Recent op de fiets weer zo'n verse mesthomp doorkliefd. Klodders tot op de voorlamp. Met hier en daar een stukje stro.
Eigenlijk bizar: een paar staafjes hondenmest moeten wettelijk direct opgeruimd worden op straffe van een fikse boete, maar een bolus met een veelvoud aan volume mag straffeloos blijven roken op het wegdek.
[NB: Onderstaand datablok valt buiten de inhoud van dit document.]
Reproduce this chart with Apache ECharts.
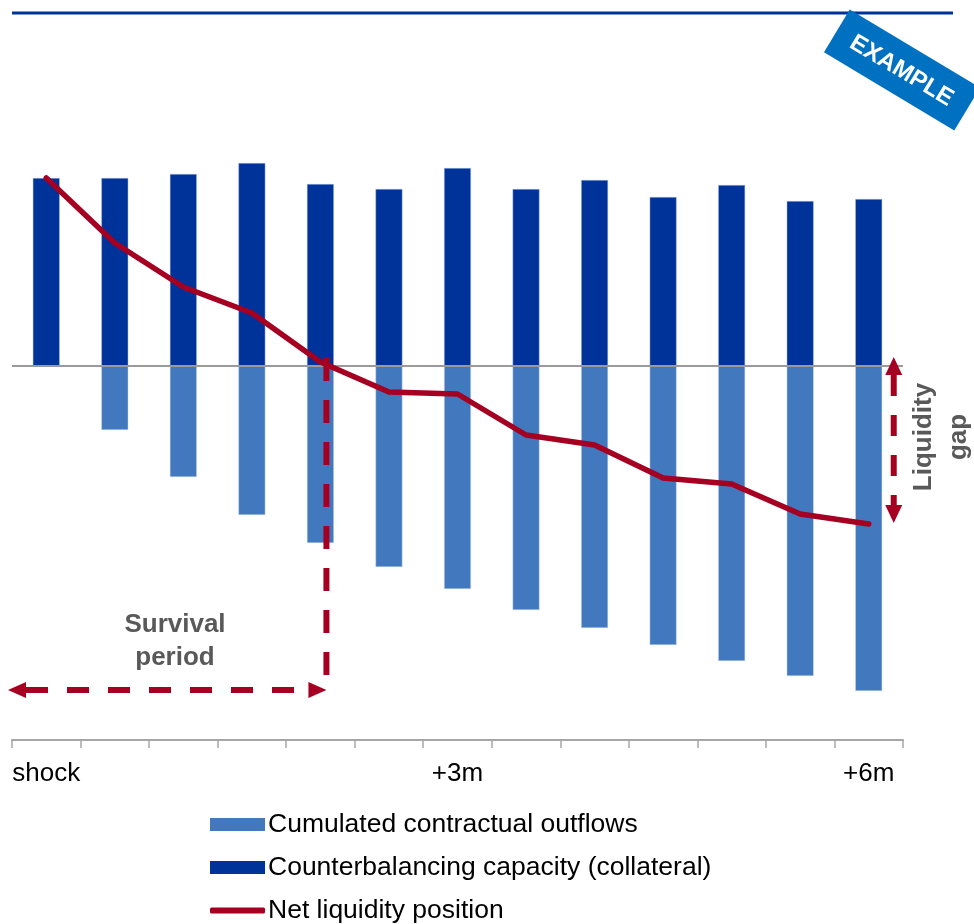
<!DOCTYPE html>
<html>
<head>
<meta charset="utf-8">
<script src="https://cdn.jsdelivr.net/npm/echarts@6/dist/echarts.min.js"></script>
<style>
html,body{margin:0;padding:0;background:#fff;}
#chart{width:974px;height:924px;}
</style>
</head>
<body>
<div id="chart"></div>
<script>
// Period categories (every half month from the shock to +6m)
const categories = ['shock','+0.5m','+1m','+1.5m','+2m','+2.5m','+3m','+3.5m','+4m','+4.5m','+5m','+5.5m','+6m'];
// Counterbalancing capacity (collateral), positive
const capacity = [188, 188, 192, 203, 182, 177, 198, 177, 186, 169, 181, 165, 167];
// Cumulated contractual outflows, negative
const outflows = [null, -64, -111, -149, -177, -201, -223, -244, -262, -279, -295, -310, -325];
// Net liquidity position
const netPosition = [188, 123, 79, 53, 4, -26, -28, -69, -79, -112, -118, -148, -158];

const FONT = 'Liberation Sans, Arial, sans-serif';
const RED = '#A50021';
const DARK = '#003399';
const LIGHT = '#4178BE';

const chart = echarts.init(document.getElementById('chart'));

function legendBox(name, top, icon, h) {
  return {
    orient: 'vertical',
    left: 210,
    top: top,
    padding: 0,
    itemWidth: 55,
    itemHeight: h,
    selectedMode: false,
    icon: icon,
    itemStyle: { borderWidth: 0 },
    textStyle: { fontSize: 26.5, color: '#000', fontFamily: FONT, lineHeight: 26, padding: [0, 0, 0, -2] },
    data: [name]
  };
}

chart.setOption({
  animation: false,
  backgroundColor: '#fff',
  textStyle: { fontFamily: FONT },
  grid: { left: 12, right: 71, top: 150, bottom: 184, containLabel: false },
  legend: [
    legendBox('Cumulated contractual outflows', 811, 'rect', 13),
    legendBox('Counterbalancing capacity (collateral)', 854, 'rect', 13),
    legendBox('Net liquidity position', 897, 'roundRect', 6)
  ],
  xAxis: {
    type: 'category',
    data: categories,
    boundaryGap: true,
    position: 'bottom',
    axisLine: { onZero: false, lineStyle: { color: '#A6A6A6', width: 2 } },
    axisTick: { show: true, interval: 0, alignWithLabel: false, length: 8, lineStyle: { color: '#A6A6A6', width: 1.5 } },
    axisLabel: { interval: 5, margin: 21, fontSize: 26, color: '#000', fontFamily: FONT },
    splitLine: { show: false }
  },
  yAxis: {
    type: 'value',
    min: -374,
    max: 216,
    show: false,
    splitLine: { show: false }
  },
  series: [
    {
      name: 'Cumulated contractual outflows',
      type: 'bar',
      data: outflows,
      barWidth: 27,
      barGap: '-100%',
      itemStyle: { color: LIGHT, borderColor: 'rgba(200,215,240,0.8)', borderWidth: 0.6 },
      z: 2
    },
    {
      name: 'Counterbalancing capacity (collateral)',
      type: 'bar',
      data: capacity,
      barWidth: 27,
      barGap: '-100%',
      itemStyle: { color: DARK, borderColor: 'rgba(170,190,230,0.8)', borderWidth: 0.6 },
      z: 2,
      markLine: {
        silent: true,
        symbol: ['none', 'none'],
        label: { show: false },
        lineStyle: { color: '#9A9A9A', type: 'solid', width: 2 },
        data: [{ yAxis: 0 }],
        z: 3
      }
    },
    {
      name: 'Net liquidity position',
      type: 'line',
      data: netPosition,
      symbol: 'none',
      lineStyle: { color: RED, width: 5.5, cap: 'round', join: 'round' },
      itemStyle: { color: RED },
      z: 5
    }
  ]
});

function arrowHead(tipX, tipY, dx, dy, len, halfW) {
  const bx = tipX - dx * len, by = tipY - dy * len;
  const px = -dy, py = dx;
  return {
    type: 'polygon',
    shape: { points: [[tipX, tipY], [bx + px * halfW, by + py * halfW], [bx - px * halfW, by - py * halfW]] },
    style: { fill: RED },
    z: 100
  };
}
function dashed(x1, y1, x2, y2, dash) {
  return {
    type: 'line',
    shape: { x1: x1, y1: y1, x2: x2, y2: y2 },
    style: { stroke: RED, lineWidth: 6, lineDash: dash },
    z: 99
  };
}

const xCat4 = chart.convertToPixel({ xAxisIndex: 0 }, 4);
const xCat12 = chart.convertToPixel({ xAxisIndex: 0 }, 12);
const yZero = chart.convertToPixel({ yAxisIndex: 0 }, 0);
const yNet12 = chart.convertToPixel({ yAxisIndex: 0 }, netPosition[12]);

const survX = xCat4 + 6;
const survY = 690;
const gapX = xCat12 + 25;
const gapTop = yZero - 9;
const gapBot = yNet12 - 1;

chart.setOption({
  graphic: [
    // top rule
    { type: 'line', shape: { x1: 12, y1: 13, x2: 953, y2: 13 }, style: { stroke: DARK, lineWidth: 3 }, z: 50 },
    // EXAMPLE badge
    {
      type: 'group',
      x: 902, y: 70,
      rotation: -31 * Math.PI / 180,
      z: 60,
      children: [
        { type: 'rect', shape: { x: -76, y: -25, width: 152, height: 50 }, style: { fill: '#0070C0' }, z: 60 },
        { type: 'text', x: 0, y: 1, style: { text: 'EXAMPLE', fill: '#fff', font: 'bold 24px ' + FONT, align: 'center', verticalAlign: 'middle' }, z: 61 }
      ]
    },
    // survival period: vertical dashed line
    dashed(survX, yZero - 8, survX, 676, [23, 19]),
    // survival period: horizontal double arrow
    dashed(26, survY, survX - 18, survY, [22, 19]),
    arrowHead(8, survY, -1, 0, 18, 8),
    arrowHead(survX, survY, 1, 0, 18, 8),
    {
      type: 'text', x: 175, y: 641,
      style: { text: 'Survival\nperiod', fill: '#595959', font: 'bold 26px ' + FONT, align: 'center', verticalAlign: 'middle', lineHeight: 33 },
      z: 100
    },
    // liquidity gap double arrow
    dashed(gapX, gapTop + 18, gapX, gapBot - 18, [21, 19]),
    arrowHead(gapX, gapTop, 0, -1, 18, 8.5),
    arrowHead(gapX, gapBot, 0, 1, 18, 8.5),
    {
      type: 'text', x: 941, y: 437,
      rotation: Math.PI / 2,
      style: { text: 'Liquidity\ngap', fill: '#595959', font: 'bold 26px ' + FONT, align: 'center', verticalAlign: 'middle', lineHeight: 35 },
      z: 100
    }
  ]
});
</script>
</body>
</html>
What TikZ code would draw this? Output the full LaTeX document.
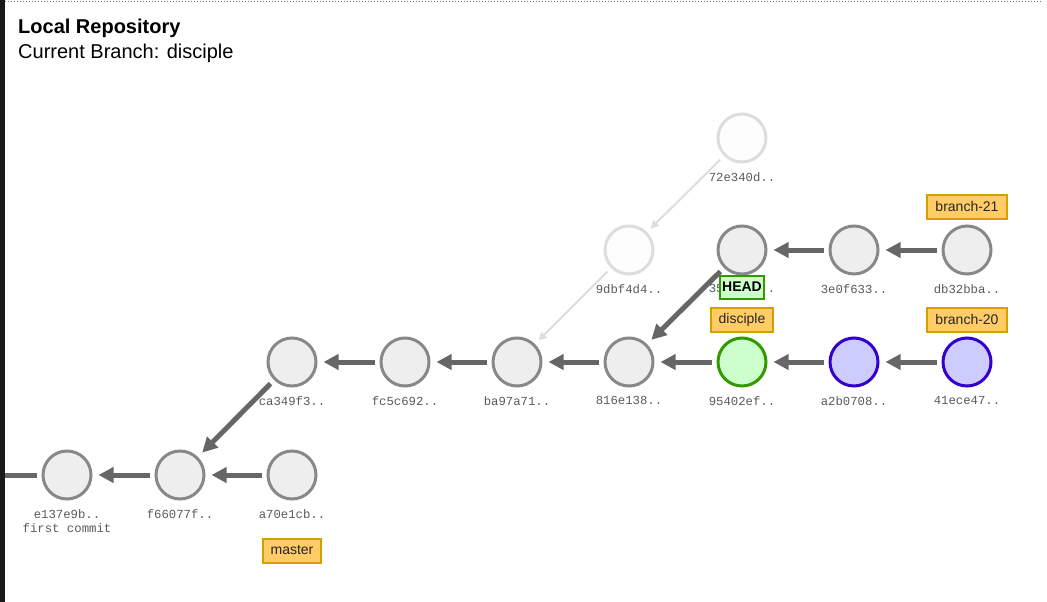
\documentclass[tikz,border=0pt]{standalone}
\usepackage{fontspec}
\setmainfont{Liberation Sans}
\newfontfamily\hashfont{Liberation Mono}
\usetikzlibrary{arrows.meta}
\definecolor{commitfill}{HTML}{EEEEEE}
\definecolor{commitline}{HTML}{888888}
\definecolor{fadefill}{HTML}{FDFDFD}
\definecolor{fadeline}{HTML}{DDDDDD}
\definecolor{headfill}{HTML}{CCFFCC}
\definecolor{headline}{HTML}{339900}
\definecolor{bluefill}{HTML}{CCCCFF}
\definecolor{blueline}{HTML}{3300CC}
\definecolor{tagfill}{HTML}{FFCC66}
\definecolor{tagline}{HTML}{D4A000}
\definecolor{arrowgray}{HTML}{666666}
\definecolor{hashgray}{HTML}{5A5A5A}
\tikzset{
  commit/.style={circle, minimum size=48pt, inner sep=0pt, line width=3pt,
    draw=commitline, fill=commitfill},
  faded/.style={commit, draw=fadeline, fill=fadefill},
  current/.style={commit, draw=headline, fill=headfill},
  branchtip/.style={commit, draw=blueline, fill=bluefill},
  hash/.style={font=\hashfont\fontsize{12.3}{13.5}\selectfont, text=hashgray,
    inner sep=0pt, align=center, anchor=north},
  tag/.style={draw=tagline, fill=tagfill, line width=2pt, minimum height=24pt,
    inner xsep=8pt, inner ysep=0pt, font=\fontsize{14}{16}\selectfont, text=black!85},
  headtag/.style={draw=headline, fill=headfill, line width=2pt, minimum height=23pt,
    inner xsep=2pt, inner ysep=0pt, font=\bfseries\fontsize{14}{16}\selectfont},
  parent/.style={draw=arrowgray, line width=5pt,
    -{Triangle[length=15pt,width=15pt]}, shorten <=5pt, shorten >=6pt},
  fadedparent/.style={draw=fadeline, line width=2pt,
    -{Triangle[length=8pt,width=8pt]}, shorten <=5pt, shorten >=5pt},
}
\begin{document}
\begin{tikzpicture}[x=1pt,y=-1pt]
\useasboundingbox (0,0) rectangle (1047,602);

% frame
\draw[black!55, line width=1pt, dotted] (5,2) -- (1043,2);
\draw[black!90, line width=5pt] (2.5,0) -- (2.5,602);

% heading
\node[anchor=base west, font=\bfseries\fontsize{20}{23}\selectfont, inner sep=0pt] (title) at (18,33.5) {Local Repository};
\node[anchor=base west, font=\fontsize{20}{23}\selectfont, inner sep=0pt] (subtitle) at (18,58.5) {Current Branch: disciple};

% commits
\node[faded] (c72e) at (742,138) {};
\node[faded] (c9db) at (629,250) {};
\node[commit] (c35) at (742,250) {};
\node[commit] (c3e0) at (854,250) {};
\node[commit] (cdb3) at (967,250) {};
\node[commit] (cca3) at (292,362) {};
\node[commit] (cfc5) at (405,362) {};
\node[commit] (cba9) at (517,362) {};
\node[commit] (c816) at (629,362) {};
\node[current] (c954) at (742,362) {};
\node[branchtip] (ca2b) at (854,362) {};
\node[branchtip] (c41e) at (967,362) {};
\node[commit] (ce13) at (67,475) {};
\node[commit] (cf66) at (180,475) {};
\node[commit] (ca70) at (292,475) {};

% commit ids
\node[hash] (h72e) at (742,172.5) {72e340d..};
\node[hash] (h9db) at (629,284.5) {9dbf4d4..};
\node[hash] (h35) at (742,284.5) {35\phantom{xxxxx}..};
\node[hash] (h3e0) at (854,284.5) {3e0f633..};
\node[hash] (hdb3) at (967,284.5) {db32bba..};
\node[hash] (hca3) at (292,396.5) {ca349f3..};
\node[hash] (hfc5) at (405,396.5) {fc5c692..};
\node[hash] (hba9) at (517,396.5) {ba97a71..};
\node[hash] (h816) at (629,396.5) {816e138..};
\node[hash] (h954) at (742,396.5) {95402ef..};
\node[hash] (ha2b) at (854,396.5) {a2b0708..};
\node[hash] (h41e) at (967,396.5) {41ece47..};
\node[hash] (he13) at (67,509.5) {e137e9b..\\first commit};
\node[hash] (hf66) at (180,509.5) {f66077f..};
\node[hash] (ha70) at (292,509.5) {a70e1cb..};

% parent links
\coordinate (offscreen) at (5,475);
\draw[draw=arrowgray, line width=5pt, shorten <=5pt] (ce13) -- (offscreen);
\draw[parent] (cf66) -- (ce13);
\draw[parent] (ca70) -- (cf66);
\draw[parent] (cca3) -- (cf66);
\draw[parent] (cfc5) -- (cca3);
\draw[parent] (cba9) -- (cfc5);
\draw[parent] (c816) -- (cba9);
\draw[parent] (c954) -- (c816);
\draw[parent] (ca2b) -- (c954);
\draw[parent] (c41e) -- (ca2b);
\draw[parent] (c35) -- (c816);
\draw[parent] (c3e0) -- (c35);
\draw[parent] (cdb3) -- (c3e0);
\draw[fadedparent] (c72e) -- (c9db);
\draw[fadedparent] (c9db) -- (cba9);

% branch and HEAD labels
\node[tag] (tb21) at (967,206.5) {branch-21};
\node[tag] (tb20) at (967,319.5) {branch-20};
\node[tag] (tdis) at (742,319.5) {disciple};
\node[tag] (tmas) at (292,550.5) {master};
\node[headtag] (head) at (742,287) {HEAD};
\end{tikzpicture}
\end{document}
Daar zijn volgens kenners verzachtende omstandigheden voor aan te voeren. Zo kijken paardenmeisjes meestal vooruit, neusjes hautain omhoog, waardoor ze de uitlaat van hun voertuig niet zien of ruiken. Bovendien schijnt paardenpoep door vogels gezien te worden als een snelle snack vanwege de vegetarische inhoud, in tegenstelling tot de hondenhoopjes vol slachtafval. Als passant heb je daar geen boodschap aan. Dan wil je maar één ding: die bolus oppakken, het kakkineuze paardenmeisje inhalen en hem dan bij haar in de handen drukken. ,,Pardon, u heeft wat verloren.''
Paardenmeisjes weten dat. Daarom zijn ze altijd ver weg als die gedachte bij je opkomt.